EXERCISE REQUIREMENTS >> Repeat everything from the first line of the listing below through the line that contains "20, interval: 2", exactly. Leave out pictures.

(Items from a dataset)
□ □ □ □

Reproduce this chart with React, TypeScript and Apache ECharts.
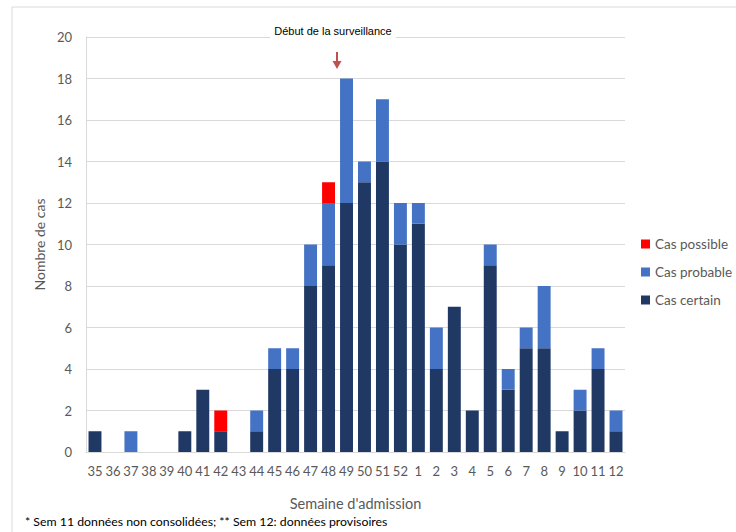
import React, { useEffect, useRef } from "react";
import * as echarts from "echarts";

const weeks = ["35","36","37","38","39","40","41","42","43","44","45","46","47","48","49","50","51","52","1","2","3","4","5","6","7","8","9","10","11","12"];
const casCertain = [1,0,0,0,0,1,3,1,0,1,4,4,8,9,12,13,14,10,11,4,7,2,9,3,5,5,1,2,4,1];
const casProbable = [0,0,1,0,0,0,0,0,0,1,1,1,2,3,6,1,3,2,1,2,0,0,1,1,1,3,0,1,1,1];
const casPossible = [0,0,0,0,0,0,0,1,0,0,0,0,0,1,0,0,0,0,0,0,0,0,0,0,0,0,0,0,0,0];
const yTicks = { min: 0, max: 20, interval: 2 };

const FONT = "Lato, 'Open Sans', sans-serif";
const GREY = "#595959";

export default function App() {
  const ref = useRef<HTMLDivElement>(null);
  useEffect(() => {
    document.body.style.margin = "0";
    const chart = echarts.init(ref.current!, null, { renderer: "svg" });
    const z = (v: number[]) => v.map((x) => (x === 0 ? null : x));
    chart.setOption({
      animation: false,
      backgroundColor: "#ffffff",
      textStyle: { fontFamily: FONT },
      grid: { left: 86, right: 111, top: 37, bottom: 80 },
      legend: {
        orient: "vertical",
        left: 636,
        top: 232,
        itemWidth: 9,
        itemHeight: 9,
        itemGap: 14,
        icon: "rect",
        data: ["Cas possible", "Cas probable", "Cas certain"],
        textStyle: { color: GREY, fontSize: 13.5, fontFamily: FONT },
      },
      xAxis: {
        type: "category",
        data: weeks,
        name: "Semaine d'admission",
        nameLocation: "middle",
        nameGap: 44,
        nameTextStyle: { color: GREY, fontSize: 14.5, fontFamily: FONT },
        axisLine: { lineStyle: { color: "#d9d9d9", width: 1 } },
        axisTick: { show: false },
        axisLabel: { color: GREY, fontSize: 13, margin: 12, interval: 0, fontFamily: FONT },
      },
      yAxis: {
        type: "value",
        min: yTicks.min,
        max: yTicks.max,
        interval: yTicks.interval,
        name: "Nombre de cas",
        nameLocation: "middle",
        nameGap: 40,
        nameTextStyle: { color: GREY, fontSize: 14, fontFamily: FONT },
        axisLine: { show: true, lineStyle: { color: "#d9d9d9" } },
        axisTick: { show: false },
        axisLabel: { color: GREY, fontSize: 13, margin: 14, fontFamily: FONT },
        splitLine: { lineStyle: { color: "#d9d9d9" } },
      },
      series: [
        { name: "Cas certain", type: "bar", stack: "s", data: z(casCertain), barCategoryGap: "28%", itemStyle: { color: "#1f3864" } },
        { name: "Cas probable", type: "bar", stack: "s", data: z(casProbable), itemStyle: { color: "#4472c4" } },
        { name: "Cas possible", type: "bar", stack: "s", data: z(casPossible), itemStyle: { color: "#ff0000" } },
      ],
      graphic: [
        { type: "line", shape: { x1: 12, y1: 7, x2: 736, y2: 7 }, style: { stroke: "#d9d9d9", lineWidth: 1 }, silent: true },
        { type: "line", shape: { x1: 12, y1: 7, x2: 12, y2: 532 }, style: { stroke: "#d9d9d9", lineWidth: 1 }, silent: true },
        { type: "rect", shape: { x: 270, y: 30, width: 126, height: 14 }, style: { fill: "#ffffff" }, z: 100 },
        {
          type: "text",
          x: 333,
          y: 31,
          z: 101,
          style: { text: "Début de la surveillance", fill: "#000000", font: "11px 'Liberation Sans', Arial, sans-serif", textAlign: "center", textVerticalAlign: "middle" },
        },
        { type: "line", shape: { x1: 337, y1: 52, x2: 337, y2: 62 }, style: { stroke: "#c0504d", lineWidth: 2 }, z: 101 },
        { type: "polygon", shape: { points: [[332.5, 61], [341.5, 61], [337, 69]] }, style: { fill: "#c0504d" }, z: 101 },
        {
          type: "text",
          x: 25,
          y: 521,
          style: { text: "* Sem 11 données non consolidées; ** Sem 12: données provisoires", fill: "#000000", font: "12.3px Lato, 'Open Sans', sans-serif", textVerticalAlign: "middle" },
        },
      ],
    });
    return () => chart.dispose();
  }, []);
  return <div ref={ref} style={{ position: "absolute", left: 0, top: 0, width: 736, height: 532 }} />;
}
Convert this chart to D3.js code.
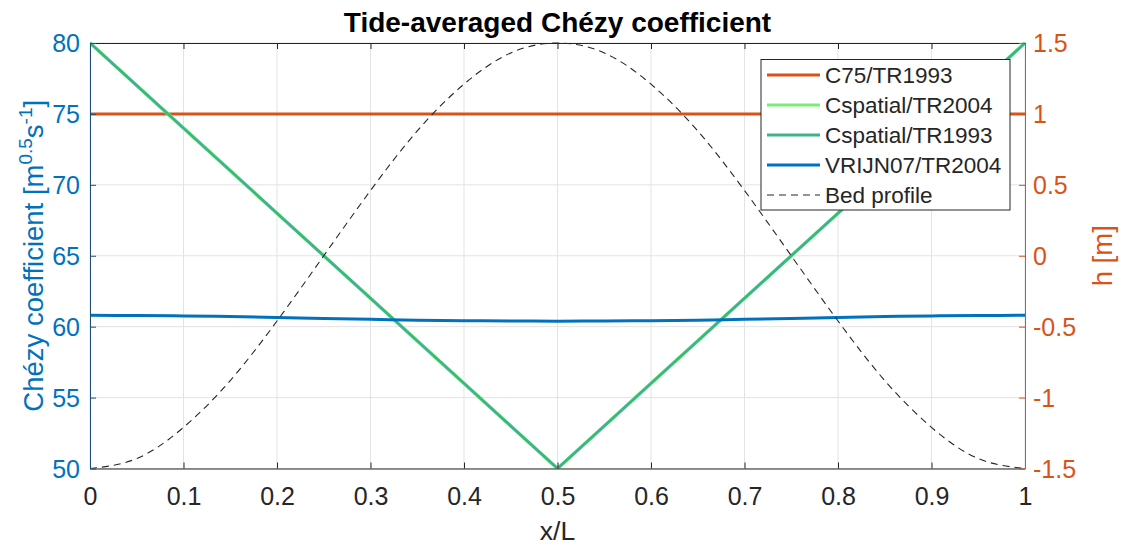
<!DOCTYPE html>
<html><head><meta charset="utf-8">
<script src="https://cdn.jsdelivr.net/npm/d3@7"></script>
<style>body{margin:0;background:#fff}svg{display:block;font-family:"Liberation Sans",Arial,sans-serif}</style>
</head><body><svg id="c" width="1122" height="546"></svg>
<script>
// ---- data ----
const xPos = [0, 0.05, 0.1, 0.15, 0.2, 0.25, 0.3, 0.35, 0.4, 0.45, 0.5, 0.55, 0.6, 0.65, 0.7, 0.75, 0.8, 0.85, 0.9, 0.95, 1];
const c75 = [75,75,75,75,75,75,75,75,75,75,75,75,75,75,75,75,75,75,75,75,75];
const cSpatial2004 = [80,77,74,71,68,65,62,59,56,53,50,53,56,59,62,65,68,71,74,77,80];
const cSpatial1993 = [80,77,74,71,68,65,62,59,56,53,50,53,56,59,62,65,68,71,74,77,80];
const vrijn07 = [60.8,60.79,60.76,60.71,60.65,60.58,60.52,60.46,60.42,60.4,60.39,60.4,60.42,60.46,60.52,60.58,60.65,60.71,60.76,60.79,60.8];
const bedProfile = [-1.5,-1.43,-1.21,-0.88,-0.46,0,0.46,0.88,1.21,1.43,1.5,1.43,1.21,0.88,0.46,0,-0.46,-0.88,-1.21,-1.43,-1.5];
const xTicks = [0,0.1,0.2,0.3,0.4,0.5,0.6,0.7,0.8,0.9,1];
const yLeftTicks = [50,55,60,65,70,75,80];
const yRightTicks = [-1.5,-1,-0.5,0,0.5,1,1.5];
const seriesNames = ["C75/TR1993","Cspatial/TR2004","Cspatial/TR1993","VRIJN07/TR2004","Bed profile"];

const L=90,R=1025,T=43,B=468.5;
const svg=d3.select("#c");
const x=d3.scaleLinear().domain([0,1]).range([L,R]);
const yL=d3.scaleLinear().domain([50,80]).range([B,T]);
const yR=d3.scaleLinear().domain([-1.5,1.5]).range([B,T]);
const blue="#0072BD", orange="#D95319", dark="#262626";
const fmt=d=>String(d);
const FS=25;

// grid
const g=svg.append("g");
g.selectAll(".gx").data(xTicks).join("line").attr("x1",d=>x(d)).attr("x2",d=>x(d)).attr("y1",T).attr("y2",B).attr("stroke","#e3e3e3").attr("stroke-width",1);
g.selectAll(".gy").data(yLeftTicks).join("line").attr("x1",L).attr("x2",R).attr("y1",d=>yL(d)).attr("y2",d=>yL(d)).attr("stroke","#e3e3e3").attr("stroke-width",1);

svg.append("defs").append("clipPath").attr("id","clip").append("rect").attr("x",L).attr("y",T-2).attr("width",R-L).attr("height",B-T+2);
const plot=svg.append("g").attr("clip-path","url(#clip)");
const lineL=vals=>d3.line().x((d,i)=>x(xPos[i])).y(d=>yL(d))(vals);
const lineR=vals=>d3.line().x((d,i)=>x(xPos[i])).y(d=>yR(d)).curve(d3.curveNatural)(vals);

plot.append("path").attr("d",lineL(c75)).attr("fill","none").attr("stroke",orange).attr("stroke-width",3);
plot.append("path").attr("d",lineL(cSpatial2004)).attr("fill","none").attr("stroke","#77EE77").attr("stroke-width",3.5);
plot.append("path").attr("d",lineL(cSpatial1993)).attr("fill","none").attr("stroke","#3DB38C").attr("stroke-width",2.6);
plot.append("path").attr("d",d3.line().x((d,i)=>x(xPos[i])).y(d=>yL(d)).curve(d3.curveNatural)(vrijn07)).attr("fill","none").attr("stroke",blue).attr("stroke-width",3);
plot.append("path").attr("d",lineR(bedProfile)).attr("fill","none").attr("stroke",dark).attr("stroke-width",1.1).attr("stroke-dasharray","7,5");

// axes
const axB=d3.axisBottom(x).tickValues(xTicks).tickFormat(fmt).tickSizeInner(-6).tickSizeOuter(0);
const gb=svg.append("g").attr("transform",`translate(0,${B})`).call(axB);
gb.select(".domain").attr("stroke",dark);
gb.selectAll(".tick line").attr("stroke",dark);
gb.selectAll("text").attr("fill",dark).attr("font-size",FS).attr("y",28).attr("dy","0.35em");
const axT=d3.axisTop(x).tickValues(xTicks).tickFormat("").tickSizeInner(-6).tickSizeOuter(0);
const gt=svg.append("g").attr("transform",`translate(0,${T})`).call(axT);
gt.select(".domain").attr("stroke",dark);
gt.selectAll(".tick line").attr("stroke",dark);

const axLeft=d3.axisLeft(yL).tickValues(yLeftTicks).tickFormat(fmt).tickSizeInner(-6).tickSizeOuter(0);
const gl=svg.append("g").attr("transform",`translate(${L},0)`).call(axLeft);
gl.select(".domain").attr("stroke","#1d4e75");
gl.selectAll(".tick line").attr("stroke","#1d4e75");
gl.selectAll("text").attr("fill",blue).attr("font-size",FS).attr("x",-10).attr("dy","0.35em");

const axRight=d3.axisRight(yR).tickValues(yRightTicks).tickFormat(fmt).tickSizeInner(-6).tickSizeOuter(0);
const gr=svg.append("g").attr("transform",`translate(${R},0)`).call(axRight);
gr.select(".domain").attr("stroke",orange);
gr.selectAll(".tick line").attr("stroke",orange);
gr.selectAll("text").attr("fill",orange).attr("font-size",FS).attr("x",8).attr("dy","0.35em");

// labels
svg.append("text").attr("x",(L+R)/2).attr("y",32).attr("text-anchor","middle").attr("font-size",28).attr("font-weight","bold").attr("fill","#000").text("Tide-averaged Chézy coefficient");
svg.append("text").attr("x",(L+R)/2).attr("y",540).attr("text-anchor","middle").attr("font-size",26.5).attr("fill",dark).text("x/L");
const yl=svg.append("text").attr("transform",`translate(43,${(T+B)/2}) rotate(-90)`).attr("text-anchor","middle").attr("font-size",27.5).attr("fill",blue);
yl.append("tspan").text("Chézy coefficient [m");
yl.append("tspan").attr("font-size",19).attr("dy",-11).text("0.5");
yl.append("tspan").attr("dy",11).text("s");
yl.append("tspan").attr("font-size",19).attr("dy",-11).text("-1");
yl.append("tspan").attr("dy",11).text("]");
svg.append("text").attr("transform",`translate(1112,${(T+B)/2}) rotate(-90)`).attr("text-anchor","middle").attr("font-size",27.5).attr("fill",orange).text("h [m]");

// legend
const lg=svg.append("g");
lg.append("rect").attr("x",761).attr("y",59.5).attr("width",249).attr("height",150.5).attr("fill","#fff").attr("stroke",dark).attr("stroke-width",1);
const legStyles=[{c:orange,w:3,d:null},{c:"#77EE77",w:3,d:null},{c:"#3DB38C",w:3,d:null},{c:blue,w:3,d:null},{c:dark,w:1.1,d:"7,5"}];
seriesNames.forEach((n,i)=>{
  const yy=75+i*30;
  lg.append("line").attr("x1",767).attr("x2",820).attr("y1",yy).attr("y2",yy).attr("stroke",legStyles[i].c).attr("stroke-width",legStyles[i].w).attr("stroke-dasharray",legStyles[i].d);
  lg.append("text").attr("x",825).attr("y",yy).attr("dy","0.35em").attr("font-size",22.5).attr("fill",dark).text(n);
});
</script></body></html>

□ □ □ □

EXPECTED ANSWER >>
Reproduce this chart with React, TypeScript and Apache ECharts.
import React, { useEffect, useRef } from "react";
import * as echarts from "echarts";

const weeks = ["35","36","37","38","39","40","41","42","43","44","45","46","47","48","49","50","51","52","1","2","3","4","5","6","7","8","9","10","11","12"];
const casCertain = [1,0,0,0,0,1,3,1,0,1,4,4,8,9,12,13,14,10,11,4,7,2,9,3,5,5,1,2,4,1];
const casProbable = [0,0,1,0,0,0,0,0,0,1,1,1,2,3,6,1,3,2,1,2,0,0,1,1,1,3,0,1,1,1];
const casPossible = [0,0,0,0,0,0,0,1,0,0,0,0,0,1,0,0,0,0,0,0,0,0,0,0,0,0,0,0,0,0];
const yTicks = { min: 0, max: 20, interval: 2 };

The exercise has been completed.